= Alfredo Hueck =

Venezuelan filmmaker (born 1980)

Alfredo Hueck (born 1980) is a Venezuelan film producer, editor, writer and director. He is known for his professional debut, [YBI-173], and 2015 film Package #3, both award-winning. He also worked on other films in the 2010s, notably with his brother, director Luis.

== Early life ==
Hueck became interested in cinema through his parents, who kept many cameras. His interest grew when he was taught how to connect the Betamax his family had. Hueck recalls that his father had always made his older brother, director Luis Carlos Hueck, connect the machine but one day Luis Carlos grew bored of doing it and taught Alfredo how to use the cables. Hueck says that at this moment he "realized that [he] could manipulate the image and started buying cables, editing, [and] making videos".

== Career ==
Alfredo Hueck studied at the Universidad Santa María in Caracas, graduating in the first communications class, and at night school at the Caracas School of Film and Television. He won the Best Documentary in a student competition in Bogotá, Colombia, in 1999 for a film he created with his brother called Ella Es...; in 2001, still a student, Hueck made the short film "Espinoza", which became an official selection at the Guanajuato Film Festival. During the afternoons at university, Hueck worked as an intern at Televen, and went into editing, working at advertising post-production company Anonymous Studio. He created short films in his spare time, taking three years to create his first.

Hueck's first major film was the 2005 16 mm short film [YBI-173], which won Best Writing, Best Actor, Best Editing, and Best Fiction Short across Venezuelan festivals; it also won Best Latin American Short Film at the 2005 Televisión Española Versión Española awards; this award was presented to Hueck by Penélope Cruz and Pedro Almodóvar. Part of the award was a feature film grant, which he used to fund future film Package #3. It was an official selection at the Los Angeles Latino International Film Festival. After the success of [YBI-173], Hueck was able to finance two more short films, Un Gallo y un Corral in Venezuela, and GET IN LOVE in Spain. GET IN LOVE was filmed in the Madrid Metro in the guerrilla film style, and was a selection at the French Cine Rail Festival, getting a Special Jury Mention at the 2007 Brussels International Film Festival.

In 2007, Hueck also contributed to directing a Villa del Cine film, taking the helm of "Bloque 1", the first of two shorts in the film Bloques, which was an official selection of the São Paulo International Film Festival. In 2008, he was filming the short film Stay, and took part in the TNT reality show Project 48 - the film was shown on the network across Latin America alongside a special of the show. Stay won Best Editing, Best Fiction Short Film, and the Audience Award in the Caracas Short Film Festival.

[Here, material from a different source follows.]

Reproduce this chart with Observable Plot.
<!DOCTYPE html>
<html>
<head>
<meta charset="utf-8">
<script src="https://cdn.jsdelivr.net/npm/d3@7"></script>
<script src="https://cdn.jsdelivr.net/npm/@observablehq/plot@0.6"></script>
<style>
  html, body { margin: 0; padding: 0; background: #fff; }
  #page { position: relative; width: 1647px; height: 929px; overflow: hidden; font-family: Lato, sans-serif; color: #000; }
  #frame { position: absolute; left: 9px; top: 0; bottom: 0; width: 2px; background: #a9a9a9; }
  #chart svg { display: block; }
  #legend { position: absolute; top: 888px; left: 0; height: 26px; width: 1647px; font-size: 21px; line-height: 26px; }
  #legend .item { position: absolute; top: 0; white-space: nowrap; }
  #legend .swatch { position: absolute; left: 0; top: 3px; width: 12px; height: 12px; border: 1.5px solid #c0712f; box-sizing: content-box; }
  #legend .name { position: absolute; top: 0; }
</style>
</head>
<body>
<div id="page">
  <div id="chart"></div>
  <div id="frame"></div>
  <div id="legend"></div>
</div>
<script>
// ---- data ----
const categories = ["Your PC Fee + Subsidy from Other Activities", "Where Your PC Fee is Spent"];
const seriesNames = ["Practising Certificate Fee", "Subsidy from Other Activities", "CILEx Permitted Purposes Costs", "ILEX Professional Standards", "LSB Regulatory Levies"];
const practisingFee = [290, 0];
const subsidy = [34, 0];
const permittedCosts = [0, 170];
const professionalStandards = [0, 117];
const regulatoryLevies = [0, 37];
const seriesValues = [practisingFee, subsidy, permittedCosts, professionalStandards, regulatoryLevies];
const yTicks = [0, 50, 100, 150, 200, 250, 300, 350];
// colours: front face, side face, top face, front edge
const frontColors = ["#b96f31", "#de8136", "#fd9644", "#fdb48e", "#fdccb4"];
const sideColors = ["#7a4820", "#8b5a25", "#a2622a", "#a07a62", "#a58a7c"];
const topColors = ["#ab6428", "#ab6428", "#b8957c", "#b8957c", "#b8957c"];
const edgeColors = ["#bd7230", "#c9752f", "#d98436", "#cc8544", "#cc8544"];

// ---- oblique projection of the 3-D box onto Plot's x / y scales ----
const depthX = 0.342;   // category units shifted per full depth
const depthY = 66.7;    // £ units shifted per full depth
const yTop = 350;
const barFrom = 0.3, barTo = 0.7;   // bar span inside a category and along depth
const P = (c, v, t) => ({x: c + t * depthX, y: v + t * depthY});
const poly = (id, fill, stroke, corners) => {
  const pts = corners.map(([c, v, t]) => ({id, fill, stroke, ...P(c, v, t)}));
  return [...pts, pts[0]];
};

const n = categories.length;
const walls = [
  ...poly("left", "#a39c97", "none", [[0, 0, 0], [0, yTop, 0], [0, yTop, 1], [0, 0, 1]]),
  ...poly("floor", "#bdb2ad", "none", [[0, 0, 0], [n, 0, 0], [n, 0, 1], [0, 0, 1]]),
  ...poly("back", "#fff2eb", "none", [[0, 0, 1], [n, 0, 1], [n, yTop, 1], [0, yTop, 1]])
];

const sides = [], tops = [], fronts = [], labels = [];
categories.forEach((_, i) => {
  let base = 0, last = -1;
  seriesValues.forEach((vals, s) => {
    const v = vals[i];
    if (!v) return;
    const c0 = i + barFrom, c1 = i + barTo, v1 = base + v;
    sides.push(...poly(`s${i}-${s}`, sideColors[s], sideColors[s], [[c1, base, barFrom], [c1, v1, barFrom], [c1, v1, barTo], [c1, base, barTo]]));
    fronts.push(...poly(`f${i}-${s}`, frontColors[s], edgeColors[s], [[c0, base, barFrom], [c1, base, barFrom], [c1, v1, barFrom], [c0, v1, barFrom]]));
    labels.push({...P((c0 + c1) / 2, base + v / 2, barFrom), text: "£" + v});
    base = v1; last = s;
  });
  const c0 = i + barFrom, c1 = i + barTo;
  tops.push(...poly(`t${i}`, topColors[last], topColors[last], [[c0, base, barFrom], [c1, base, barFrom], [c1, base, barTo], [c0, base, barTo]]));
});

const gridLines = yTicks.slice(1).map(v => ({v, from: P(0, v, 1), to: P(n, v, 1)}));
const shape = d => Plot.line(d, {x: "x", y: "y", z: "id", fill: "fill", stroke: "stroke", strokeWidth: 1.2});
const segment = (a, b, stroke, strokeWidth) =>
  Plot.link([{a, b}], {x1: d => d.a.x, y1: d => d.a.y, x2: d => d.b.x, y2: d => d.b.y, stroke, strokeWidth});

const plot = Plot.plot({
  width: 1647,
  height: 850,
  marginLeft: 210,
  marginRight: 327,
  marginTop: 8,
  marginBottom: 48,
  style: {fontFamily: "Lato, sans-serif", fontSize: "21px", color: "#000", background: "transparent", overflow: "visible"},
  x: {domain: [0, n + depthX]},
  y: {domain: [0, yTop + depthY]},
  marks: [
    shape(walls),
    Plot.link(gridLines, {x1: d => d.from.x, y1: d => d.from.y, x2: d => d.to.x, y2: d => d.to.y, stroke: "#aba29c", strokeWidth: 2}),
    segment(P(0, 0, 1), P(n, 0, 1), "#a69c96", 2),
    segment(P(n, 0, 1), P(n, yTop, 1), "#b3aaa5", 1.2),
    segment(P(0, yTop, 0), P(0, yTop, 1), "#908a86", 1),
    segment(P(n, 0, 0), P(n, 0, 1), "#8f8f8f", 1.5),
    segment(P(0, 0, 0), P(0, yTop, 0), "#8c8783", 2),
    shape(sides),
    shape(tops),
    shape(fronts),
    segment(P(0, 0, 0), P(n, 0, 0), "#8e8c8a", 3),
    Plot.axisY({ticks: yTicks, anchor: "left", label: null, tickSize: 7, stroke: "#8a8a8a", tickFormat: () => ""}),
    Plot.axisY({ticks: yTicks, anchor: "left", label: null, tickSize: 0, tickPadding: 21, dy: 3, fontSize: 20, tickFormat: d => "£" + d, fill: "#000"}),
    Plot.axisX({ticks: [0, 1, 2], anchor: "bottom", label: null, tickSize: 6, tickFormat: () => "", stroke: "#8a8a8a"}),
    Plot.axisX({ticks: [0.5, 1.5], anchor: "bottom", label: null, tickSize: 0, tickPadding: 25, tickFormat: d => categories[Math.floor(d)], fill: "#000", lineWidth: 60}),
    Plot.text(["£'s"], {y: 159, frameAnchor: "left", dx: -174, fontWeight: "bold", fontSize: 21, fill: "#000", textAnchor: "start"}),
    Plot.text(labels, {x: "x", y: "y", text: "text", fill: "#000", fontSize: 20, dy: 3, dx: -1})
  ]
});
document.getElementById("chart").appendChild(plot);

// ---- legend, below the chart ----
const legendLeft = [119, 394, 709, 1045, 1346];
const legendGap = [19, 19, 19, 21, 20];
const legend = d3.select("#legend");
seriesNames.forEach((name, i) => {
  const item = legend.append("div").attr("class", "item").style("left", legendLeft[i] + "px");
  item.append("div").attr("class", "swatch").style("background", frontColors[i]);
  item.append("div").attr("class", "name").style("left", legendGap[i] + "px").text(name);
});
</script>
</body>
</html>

With his brother, Hueck worked on the 2013 film Papita, maní, tostón, which became Venezuela's highest-grossing film. He edited the Cuban film La Piscina, which was selected for the Berlin Film Festival. He also directed a segment of the 2013-released anthology film Caracas, Te Quiero Que Jode, called Guárdame puesto (Save me a spot). Hueck released the first trailer for this short as part of the project in 2009.

Hueck's first directorial feature film was the 2015 Package #3, a political satire about Venezuela. In 2016, he was writing more features, including Cardboard Weddings. Package #3 also found funding on Indiegogo and was shown at the first Barcelona Venezuelan film festival, the Miami Venezuelan film festival, and the New York Venezuelan film festival. It was nominated for Best Venezuelan Film at the 2016 Estereo awards. Also in 2016, his short film Lady in White won the Best Action Film award at Top Shorts film festival.

He was the edit supervisor for the 2018 American film The Compassion Project. In 2019, Hueck was hired as a director for the Colombian Sony Pictures Television show Manual para Galanes.

Interviewed in 2016, Hueck said that the hardest part of making films in Venezuela is financing, as there is little money so he often works by getting sponsors or borrowing equipment and only paying actors in credit. However, he thinks there is a benefit to making a film on a minimal budget, as it opens up creative problem-solving and innovative ways of telling the same story. Hueck also explained his creative process, starting with a script, then actors, then crew and filming, and then music; he often works with the same people, actors and creatives who "when [he sees] them working [he thinks] they are the best".